Quelles marges de manœuvre pour la médiation internationale
Hanna Tetteh a promis de présenter en août une feuille de route « pragmatique et inclusive ». Selon des sources diplomatiques, le document envisagerait un format de table ronde restreinte regroupant les présidents des deux Chambres, le Premier ministre de Tripoli et les représentants de l’est, sous garantie d’observateurs africains et européens. L’objectif serait de verrouiller, avant fin 2025, un calendrier constitutionnel couplé à des élections présidentielle et législatives. Toutefois, plusieurs analystes rappellent que des tentatives analogues ont échoué par le passé, faute de dispositif de suivi contraignant. El-Sonni l’a souligné : « Nous ne voulons plus de textes bien rédigés qui se dissipent au premier blocage ». La crédibilité de l’ONU dépendra donc de sa capacité à associer incitations et sanctions – gel d’avoirs, restrictions de voyage, mécanisme d’audit sur les flux pétroliers – pour décourager la politique du fait accompli.

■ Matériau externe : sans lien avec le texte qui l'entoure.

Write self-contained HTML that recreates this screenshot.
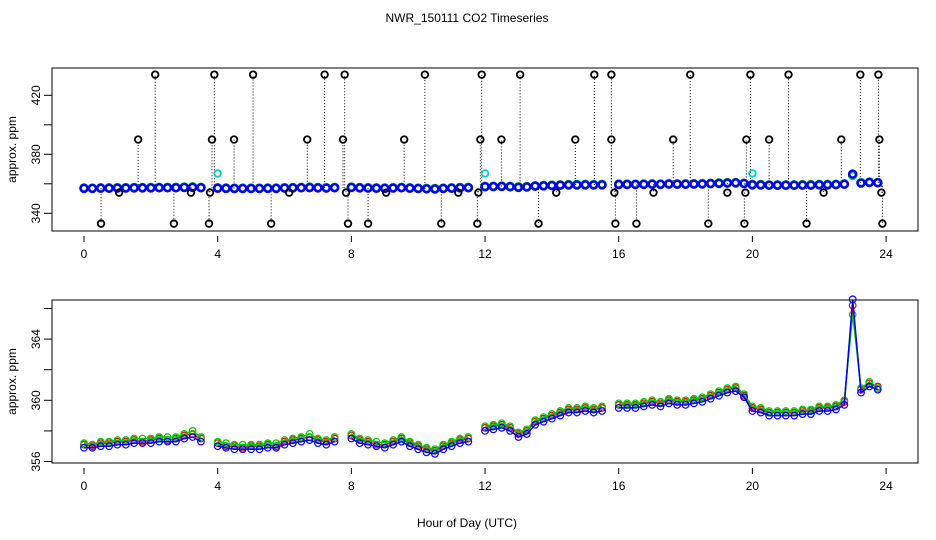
<!DOCTYPE html>
<html><head><meta charset="utf-8"><style>
body{margin:0;background:#fff;}
svg{display:block;font-family:"Liberation Sans",sans-serif;}
</style></head><body>
<svg id="chart" width="936" height="540" viewBox="0 0 936 540">
<text x="467" y="22" font-size="12" text-anchor="middle">NWR_150111  CO2 Timeseries</text>
<text x="467" y="527" font-size="12" text-anchor="middle">Hour of Day (UTC)</text>
<g id="topPanel"></g>
<g id="botPanel"></g>
</svg>
<script>
const hours = Array.from({length:96},(_, i)=>i*0.25);
const blueVals = [356.9,356.9,357.0,357.0,357.1,357.1,357.2,357.2,357.2,357.3,357.3,357.3,357.5,357.6,357.3,null,
357.0,356.9,356.8,356.8,356.8,356.8,356.9,356.9,357.1,357.2,357.3,357.4,357.2,357.1,357.3,null,
357.5,357.2,357.1,357.0,356.9,357.1,357.3,357.0,356.8,356.6,356.5,356.8,357.0,357.2,357.3,null,
358.0,358.1,358.2,358.0,357.6,357.8,358.4,358.6,358.8,359.0,359.2,359.2,359.3,359.2,359.3,null,
359.5,359.5,359.5,359.6,359.7,359.6,359.8,359.7,359.7,359.8,359.9,360.1,360.3,360.5,360.6,360.2,
359.3,359.2,359.0,359.0,359.0,359.0,359.1,359.1,359.3,359.3,359.4,359.7,366.6,360.5,360.9,360.7];
const redVals = [357.1,357.0,357.2,357.2,357.3,357.3,357.4,357.3,357.4,357.5,357.4,357.5,357.7,357.8,357.5,null,
357.2,357.0,357.0,356.9,357.0,357.0,357.1,357.0,357.3,357.4,357.5,357.6,357.4,357.3,357.5,null,
357.7,357.4,357.3,357.1,357.1,357.3,357.5,357.2,357.0,356.8,356.7,357.0,357.2,357.4,357.5,null,
358.2,358.3,358.4,358.2,357.8,358.0,358.6,358.8,359.0,359.2,359.4,359.4,359.5,359.4,359.5,null,
359.7,359.7,359.7,359.8,359.9,359.8,360.0,359.9,359.9,360.0,360.1,360.3,360.5,360.7,360.8,360.3,
359.5,359.4,359.2,359.2,359.2,359.2,359.3,359.3,359.5,359.5,359.6,359.9,366.2,360.7,361.1,360.9];
const greenVals = [357.2,357.1,357.3,357.3,357.4,357.4,357.5,357.5,357.5,357.6,357.6,357.6,357.8,358.0,357.6,null,
357.3,357.2,357.1,357.1,357.1,357.1,357.2,357.2,357.4,357.5,357.6,357.8,357.5,357.4,357.6,null,
357.8,357.5,357.4,357.3,357.2,357.4,357.6,357.3,357.1,356.9,356.8,357.1,357.3,357.5,357.6,null,
358.3,358.4,358.5,358.3,357.9,358.1,358.7,358.9,359.1,359.3,359.5,359.5,359.6,359.5,359.6,null,
359.8,359.8,359.8,359.9,360.0,359.9,360.1,360.0,360.0,360.1,360.2,360.4,360.6,360.8,360.9,360.4,
359.6,359.5,359.3,359.3,359.3,359.3,359.4,359.4,359.6,359.6,359.7,360.0,365.6,360.8,361.2,360.8];
const outlierHours = [2.13,3.9,5.06,7.2,7.8,10.2,11.9,13.05,15.27,15.78,18.14,19.94,21.08,23.23,23.77,
1.62,3.83,4.49,6.68,7.75,9.58,11.86,12.49,14.7,15.78,17.63,19.82,20.5,22.66,23.8,
1.05,3.2,3.77,6.14,7.84,9.04,11.2,11.8,14.13,15.87,17.04,19.25,19.79,22.13,23.86,
0.51,2.69,3.74,5.6,7.9,8.5,10.69,11.77,13.6,15.9,16.53,18.68,19.76,21.62,23.89];
const outlierVals = [434,434,434,434,434,434,434,434,434,434,434,434,434,434,434,
390,390,390,390,390,390,390,390,390,390,390,390,390,390,390,
354,354,354,354,354,354,354,354,354,354,354,354,354,354,354,
333,333,333,333,333,333,333,333,333,333,333,333,333,333,333];
const cyanHours = [4.0,12.0,20.0];
const cyanVals = [367,367,367];
const xTicks = [0,4,8,12,16,20,24];
const topYTicks = [340,360,380,400,420];
const topYLabels = [340,380,420];
const botYTicks = [356,358,360,362,364,366];
const botYLabels = [356,360,364];

const NS="http://www.w3.org/2000/svg";
const X = h => 84 + h*33.42;
const Ytop = v => 95.3 + (420-v)*1.475;
const Ybot = v => 400.3 - (v-360)*15.3;
function mk(parent, tag, attrs){const e=document.createElementNS(NS,tag);for(const k in attrs)e.setAttribute(k,attrs[k]);parent.appendChild(e);return e;}

function axes(g, boxTop, boxBot, yTicks, yLabels, Y, prefix){
  let e=mk(g,'rect',{x:52,y:boxTop,width:866,height:boxBot-boxTop,fill:'none',stroke:'#000','stroke-width':1});
  
  
  xTicks.forEach(t=>{
    let l=mk(g,'line',{x1:X(t),x2:X(t),y1:boxBot+5,y2:boxBot+11,stroke:'#000'});
    
    
    let tx=mk(g,'text',{x:X(t),y:boxBot+27,'font-size':12,'text-anchor':'middle'});tx.textContent=t;
    
    
  });
  yTicks.forEach(t=>{
    let l=mk(g,'line',{x1:44,x2:52,y1:Y(t),y2:Y(t),stroke:'#000'});
    
    
  });
  yLabels.forEach(t=>{
    let tx=mk(g,'text',{x:0,y:0,'font-size':12,'text-anchor':'middle',transform:`translate(40,${Y(t)}) rotate(-90)`});tx.textContent=t;
    
    
  });
  let yt=mk(g,'text',{x:0,y:0,'font-size':12,'text-anchor':'middle',transform:`translate(16,${(boxTop+boxBot)/2}) rotate(-90)`});yt.textContent='approx. ppm';
  
  
}

const topG=document.getElementById('topPanel');
axes(topG,68,231,topYTicks,topYLabels,Ytop,'top');
outlierHours.forEach((h,i)=>{
  const v=outlierVals[i];
  const idx=Math.min(95,Math.round(h/0.25));
  const base=blueVals[idx]!=null?blueVals[idx]:357;
  let l=mk(topG,'line',{x1:X(h),x2:X(h),y1:Ytop(base),y2:Ytop(v),stroke:'#000','stroke-dasharray':'1,2'});
  
  
});
[['#ff0000',redVals],['#00dd00',greenVals],['#0000ff',blueVals]].forEach(([c,arr])=>{
  arr.forEach((v,i)=>{ if(v==null)return;
    let p=mk(topG,'circle',{cx:X(hours[i]),cy:Ytop(v),r:3.5,fill:'none',stroke:c,'stroke-width':2.5});
    
    
  });
});
outlierHours.forEach((h,i)=>{
  let c=mk(topG,'circle',{cx:X(h),cy:Ytop(outlierVals[i]),r:3.3,fill:'none',stroke:'#000','stroke-width':1.8});
  
  
});
cyanHours.forEach((h,i)=>{
  let c=mk(topG,'circle',{cx:X(h),cy:Ytop(cyanVals[i]),r:3.3,fill:'none',stroke:'#00cccc','stroke-width':1.8});
  
  
});

const botG=document.getElementById('botPanel');
axes(botG,300,463,botYTicks,botYLabels,Ybot,'bottom');
[['#ff0000',redVals],['#00cc00',greenVals],['#0000ff',blueVals]].forEach(([c,arr])=>{
  let d='',pen=false;
  arr.forEach((v,i)=>{ if(v==null){pen=false;return;} d+=(pen?'L':'M')+X(hours[i]).toFixed(1)+' '+Ybot(v).toFixed(1); pen=true;});
  let p=mk(botG,'path',{d:d,fill:'none',stroke:c,'stroke-width':1.5});
  
  
  arr.forEach((v,i)=>{ if(v==null)return;
    let o=mk(botG,'circle',{cx:X(hours[i]),cy:Ybot(v),r:3.3,fill:'none',stroke:c,'stroke-width':1.2});
    
    
  });
});
</script>
</body></html>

Perspectives immédiates : le temps diplomatique se contracte
À Tripoli comme à Benghazi, les calculs des élites se fondent sur la conviction que la communauté internationale finira toujours par privilégier la stabilité à court terme. Cette équation donne un avantage aux acteurs qui contrôlent le terrain : ils savent qu’en retardant l’échéance, ils négocient depuis une position de force. Mais la montée récente des tensions dans le croissant pétrolier et l’irruption de groupes armés à Sebha rappellent que le statu quo n’est pas synonyme de sécurité durable. Si la feuille de route annoncée pour août ne franchit pas rapidement l’épreuve de la mise en œuvre, le risque est grand de voir la fragmentation libyenne s’incruster comme un élément permanent du paysage régional. Pour le système onusien, le compte à rebours est lancé ; pour les Libyens, il a déjà trop duré.